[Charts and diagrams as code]
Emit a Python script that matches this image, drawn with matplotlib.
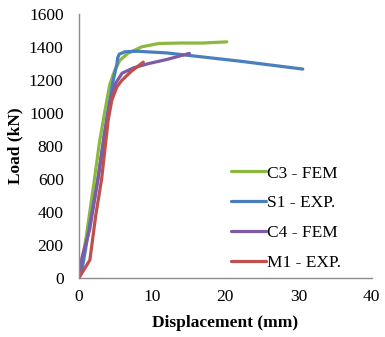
import matplotlib
matplotlib.use("Agg")
import matplotlib.pyplot as plt

plt.rcParams["font.family"] = ["Liberation Serif", "DejaVu Serif"]

# load-displacement curves
c3_x = [0, 1.0, 2.0, 2.8, 3.5, 4.2, 4.9, 5.6, 6.7, 8.6, 10.9, 14, 17, 20.2]
c3_y = [0, 250, 560, 820, 1000, 1170, 1260, 1320, 1363, 1402, 1422, 1425, 1425, 1432]

s1_x = [0, 0.5, 1.5, 2.6, 3.8, 4.6, 5.2, 5.3, 5.5, 6.3, 8.0, 12, 16, 22, 30.6]
s1_y = [0, 70, 330, 600, 958, 1180, 1300, 1335, 1357, 1372, 1375, 1365, 1345, 1315, 1267]

c4_x = [0, 0.4, 1.5, 2.6, 3.5, 4.2, 5.0, 5.9, 7.5, 9.5, 12, 15.1]
c4_y = [0, 120, 300, 600, 880, 1060, 1180, 1242, 1275, 1300, 1325, 1362]

m1_x = [0, 1.5, 2.3, 3.1, 4.0, 4.5, 5.2, 5.9, 7.2, 8.8]
m1_y = [0, 110, 380, 600, 958, 1079, 1160, 1200, 1255, 1309]

labels = ["C3 - FEM", "S1 - EXP.", "C4 - FEM", "M1 - EXP."]
colors = ["#8DB83F", "#4A7EBF", "#7D5BA6", "#C0504D"]

fig = plt.figure(figsize=(3.85, 3.37), dpi=100)
ax = fig.add_axes([0.205, 0.175, 0.76, 0.783])

for xs, ys, lab, c in zip([c3_x, s1_x, c4_x, m1_x], [c3_y, s1_y, c4_y, m1_y], labels, colors):
    ax.plot(xs, ys, color=c, lw=2.3, label=lab, solid_capstyle="round")

ax.set_xlim(0, 40)
ax.set_ylim(0, 1600)
ax.set_xticks([0, 10, 20, 30, 40])
ax.set_yticks(range(0, 1601, 200))
ax.tick_params(length=0, labelsize=12.5)
ax.tick_params(axis="y", pad=11)
ax.tick_params(axis="x", pad=8)
for s in ["top", "right"]:
    ax.spines[s].set_visible(False)
for s in ["left", "bottom"]:
    ax.spines[s].set_color("#8c8c8c")
    ax.spines[s].set_linewidth(1)

ax.set_xlabel("Displacement (mm)", fontsize=12.5, fontweight="bold", labelpad=7)
ax.set_ylabel("Load (kN)", fontsize=12.5, fontweight="bold", labelpad=4)

ax.legend(loc="upper left", bbox_to_anchor=(0.577, 0.535), bbox_transform=fig.transFigure,
          frameon=False, fontsize=12.5, handlelength=2.0, handletextpad=0.1,
          labelspacing=0.78, borderpad=0)

fig.savefig("out.png", dpi=100)
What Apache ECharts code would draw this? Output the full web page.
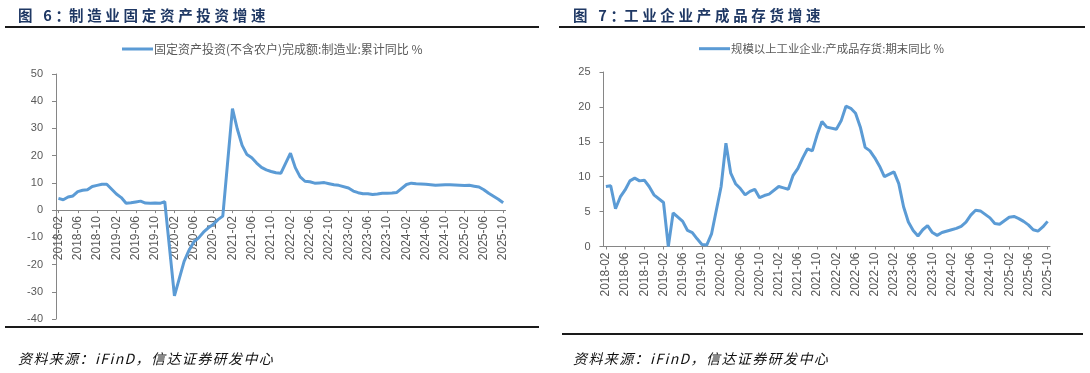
<!DOCTYPE html>
<html><head><meta charset="utf-8">
<script src="https://cdn.jsdelivr.net/npm/echarts@6/dist/echarts.min.js"></script>
<style>
body{margin:0;background:#fff;}
#wrap{position:relative;width:1090px;height:373px;overflow:hidden;background:#fff;}
#chart{position:absolute;left:0;top:0;width:1090px;height:373px;}
.t{position:absolute;font-family:"Noto Sans CJK SC";font-weight:bold;font-size:14.5px;line-height:20px;letter-spacing:3.7px;color:#1f3864;white-space:nowrap;}
.t .c{letter-spacing:-1px;}
.s{position:absolute;font-family:"Noto Sans CJK SC";font-style:italic;font-size:14px;line-height:18px;letter-spacing:1.4px;color:#111;white-space:nowrap;}
.r{position:absolute;height:2px;background:#1a1a1a;}
</style></head>
<body><div id="wrap"><div id="chart"></div>
<div class="t" style="left:18px;top:5px;">图 6<span class="c">：</span>制造业固定资产投资增速</div>
<div class="t" style="left:573px;top:5px;">图 7<span class="c">：</span>工业企业产成品存货增速</div>
<div class="r" style="left:5px;top:26px;width:534px;"></div>
<div class="r" style="left:559px;top:26px;width:526px;"></div>
<div class="r" style="left:5px;top:326px;width:534px;"></div>
<div class="r" style="left:562px;top:333px;width:521px;"></div>
<div class="s" style="left:18px;top:349px;">资料来源：iFinD，信达证券研发中心</div>
<div class="s" style="left:573px;top:349px;">资料来源：iFinD，信达证券研发中心</div>
</div>
<script>
var months = [
'2018-02','2018-03','2018-04','2018-05','2018-06','2018-07','2018-08','2018-09','2018-10','2018-11','2018-12',
'2019-01','2019-02','2019-03','2019-04','2019-05','2019-06','2019-07','2019-08','2019-09','2019-10','2019-11','2019-12',
'2020-01','2020-02','2020-03','2020-04','2020-05','2020-06','2020-07','2020-08','2020-09','2020-10','2020-11','2020-12',
'2021-01','2021-02','2021-03','2021-04','2021-05','2021-06','2021-07','2021-08','2021-09','2021-10','2021-11','2021-12',
'2022-01','2022-02','2022-03','2022-04','2022-05','2022-06','2022-07','2022-08','2022-09','2022-10','2022-11','2022-12',
'2023-01','2023-02','2023-03','2023-04','2023-05','2023-06','2023-07','2023-08','2023-09','2023-10','2023-11','2023-12',
'2024-01','2024-02','2024-03','2024-04','2024-05','2024-06','2024-07','2024-08','2024-09','2024-10','2024-11','2024-12',
'2025-01','2025-02','2025-03','2025-04','2025-05','2025-06','2025-07','2025-08','2025-09','2025-10'];

var fiName = '固定资产投资(不含农户)完成额:制造业:累计同比 %';
var fiValues = [
4.3,3.8,4.8,5.2,6.8,7.3,7.5,8.7,9.1,9.5,9.5,
null,5.9,4.6,2.5,2.7,3.0,3.3,2.6,2.5,2.6,2.5,3.1,
null,-31.5,-25.2,-18.8,-14.8,-11.7,-10.2,-8.1,-6.5,-5.3,-3.5,-2.2,
null,37.3,29.8,23.8,20.4,19.2,17.3,15.7,14.8,14.2,13.7,13.5,
null,20.9,15.6,12.2,10.6,10.4,9.9,10.0,10.1,9.7,9.3,9.1,
null,8.1,7.0,6.4,6.0,6.0,5.7,5.9,6.2,6.2,6.3,6.5,
null,9.4,9.9,9.7,9.6,9.5,9.3,9.1,9.2,9.3,9.3,9.2,
null,9.0,9.1,8.8,8.5,7.5,6.2,5.1,4.0,2.7];

var invName = '规模以上工业企业:产成品存货:期末同比 %';
var invValues = [
8.6,8.7,5.4,7.1,8.1,9.4,9.8,9.4,9.5,8.6,7.4,
null,6.3,0.0,4.8,4.2,3.6,2.3,2.0,1.1,0.3,0.2,1.8,
null,8.6,14.8,10.5,9.0,8.3,7.4,7.9,8.2,7.0,7.3,7.5,
null,8.6,8.4,8.2,10.2,11.2,12.7,14.0,13.7,16.0,17.9,17.1,
null,16.8,18.0,20.1,19.8,19.1,17.1,14.2,13.7,12.7,11.5,10.0,
null,10.7,9.0,5.7,3.5,2.3,1.5,2.4,3.0,2.0,1.6,2.0,
null,2.4,2.6,2.9,3.5,4.5,5.2,5.1,4.6,4.1,3.3,3.2,
null,4.2,4.3,4.0,3.6,3.1,2.4,2.2,2.8,3.6];

var leftTicks = {min:-40, max:50, interval:10};
var rightTicks = {min:0, max:25, interval:5};

var axisColor = '#868686';
var labelColor = '#595959';
var lineColor = '#5b9bd5';

// left grid geometry: x axis sits on the zero line
var gL = {left:56, top:74, width:449.6, height:245};
var gR = {left:603.5, top:72, width:446.5, height:174.5};
var zeroOffsetL = -(gL.height * (0 - leftTicks.min) / (leftTicks.max - leftTicks.min));

function xAxisCfg(gi, off){
  return {
    type:'category', gridIndex:gi, data:months, boundaryGap:true, offset:off,
    axisLine:{show:true, onZero:false, lineStyle:{color:axisColor, width:1}},
    axisTick:{show:true, alignWithLabel:true, interval:3, length:3, lineStyle:{color:axisColor}},
    axisLabel:{interval:3, rotate:90, margin:6, fontSize:12, color:labelColor, fontFamily:'Liberation Sans'},
    splitLine:{show:false}
  };
}
function yAxisCfg(gi, t){
  return {
    type:'value', gridIndex:gi, min:t.min, max:t.max, interval:t.interval,
    axisLine:{show:true, lineStyle:{color:axisColor, width:1}},
    axisTick:{show:true, length:4, lineStyle:{color:axisColor}},
    axisLabel:{margin:13, fontSize:11, color:labelColor, fontFamily:'Liberation Sans'},
    splitLine:{show:false}
  };
}
function legendCfg(left, name, fs){
  return {
    left:left, top:38, data:[name], icon:'rect', itemWidth:31, itemHeight:3,
    selectedMode:false,
    textStyle:{fontSize:fs, color:labelColor, fontFamily:'Noto Sans CJK SC', padding:[0,0,0,-4]}
  };
}

var chart = echarts.init(document.getElementById('chart'), null, {renderer:'canvas'});
chart.setOption({
  animation:false,
  legend:[legendCfg(117, fiName, 12), legendCfg(694, invName, 11.4)],
  grid:[
    {left:gL.left, top:gL.top, width:gL.width, height:gL.height, containLabel:false, outerBoundsMode:'none'},
    {left:gR.left, top:gR.top, width:gR.width, height:gR.height, containLabel:false, outerBoundsMode:'none'}
  ],
  xAxis:[xAxisCfg(0, zeroOffsetL), xAxisCfg(1, 0)],
  yAxis:[yAxisCfg(0, leftTicks), yAxisCfg(1, rightTicks)],
  series:[
    {name:fiName, type:'line', xAxisIndex:0, yAxisIndex:0, data:fiValues, connectNulls:true,
     symbol:'none', lineStyle:{color:lineColor, width:3}, itemStyle:{color:lineColor}},
    {name:invName, type:'line', xAxisIndex:1, yAxisIndex:1, data:invValues, connectNulls:true,
     symbol:'none', lineStyle:{color:lineColor, width:3}, itemStyle:{color:lineColor}}
  ]
});
</script>
</body></html>
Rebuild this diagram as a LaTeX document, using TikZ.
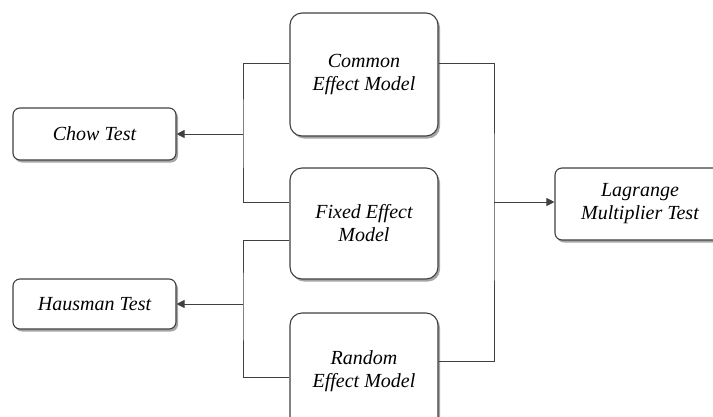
\documentclass[tikz,border=0pt]{standalone}
\usepackage{fontspec}
\setmainfont{Liberation Serif}
\usetikzlibrary{arrows.meta,positioning,shadows}

\definecolor{edgegray}{HTML}{404040}

\begin{document}
\begin{tikzpicture}[x=1pt, y=-1pt,
    every node/.style={font=\itshape\fontsize{20}{23}\selectfont},
    bx/.style={rectangle, rounded corners=12pt, draw=edgegray, line width=1.1pt,
               fill=white, align=center, inner sep=2pt,
               drop shadow={shadow xshift=2pt, shadow yshift=-2.5pt,
                            opacity=0.35, fill=black}},
    sm/.style={bx, rounded corners=7pt},
    ln/.style={draw=edgegray, line width=0.9pt},
    e/.style={ln, -{Triangle[length=8pt, width=8pt]}},
  ]
  \useasboundingbox (0,0) rectangle (713,416);
  % models
  \node[bx, minimum width=148pt, minimum height=123pt] (common) at (364, 74.5) {Common\\Effect Model};
  \node[bx, minimum width=148pt, minimum height=111pt] (fixed) at (364, 223.5) {Fixed Effect\\Model};
  \node[bx, minimum width=148pt, minimum height=117pt] (random) at (364, 371.5) {Random\\Effect Model};
  % tests
  \node[sm, minimum width=163pt, minimum height=52pt] (chow) at (94.5, 134) {Chow Test};
  \node[sm, minimum width=163pt, minimum height=50pt] (hausman) at (94.5, 304) {Hausman Test};
  \node[sm, minimum width=170pt, minimum height=72pt] (lm) at (640, 204) {Lagrange\\Multiplier Test};
  % junctions
  \coordinate (jchow) at (243, 134);
  \coordinate (jhaus) at (243, 304);
  \coordinate (jlm) at (494, 202);
  \draw[ln] ([yshift=11.5pt]common.west) -| (jchow) |- ([yshift=21.5pt]fixed.west);
  \draw[e] (jchow) -- (chow.east);
  \draw[ln] ([yshift=-16.5pt]fixed.west) -| (jhaus) |- ([yshift=-5.5pt]random.west);
  \draw[e] (jhaus) -- (hausman.east);
  \draw[ln] ([yshift=11.5pt]common.east) -| (jlm) |- ([yshift=10.5pt]random.east);
  \draw[e] (jlm) -- (lm.west |- jlm);
\end{tikzpicture}
\end{document}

## TASK:
Give the lines again word for word, from the start of the records to the line holding "1200, 1255, 1309]", both included, and leave out any picture.

## ANSWER TO THE TASK:
Emit a Python script that matches this image, drawn with matplotlib.
import matplotlib
matplotlib.use("Agg")
import matplotlib.pyplot as plt

plt.rcParams["font.family"] = ["Liberation Serif", "DejaVu Serif"]

# load-displacement curves
c3_x = [0, 1.0, 2.0, 2.8, 3.5, 4.2, 4.9, 5.6, 6.7, 8.6, 10.9, 14, 17, 20.2]
c3_y = [0, 250, 560, 820, 1000, 1170, 1260, 1320, 1363, 1402, 1422, 1425, 1425, 1432]

s1_x = [0, 0.5, 1.5, 2.6, 3.8, 4.6, 5.2, 5.3, 5.5, 6.3, 8.0, 12, 16, 22, 30.6]
s1_y = [0, 70, 330, 600, 958, 1180, 1300, 1335, 1357, 1372, 1375, 1365, 1345, 1315, 1267]

c4_x = [0, 0.4, 1.5, 2.6, 3.5, 4.2, 5.0, 5.9, 7.5, 9.5, 12, 15.1]
c4_y = [0, 120, 300, 600, 880, 1060, 1180, 1242, 1275, 1300, 1325, 1362]

m1_x = [0, 1.5, 2.3, 3.1, 4.0, 4.5, 5.2, 5.9, 7.2, 8.8]
m1_y = [0, 110, 380, 600, 958, 1079, 1160, 1200, 1255, 1309]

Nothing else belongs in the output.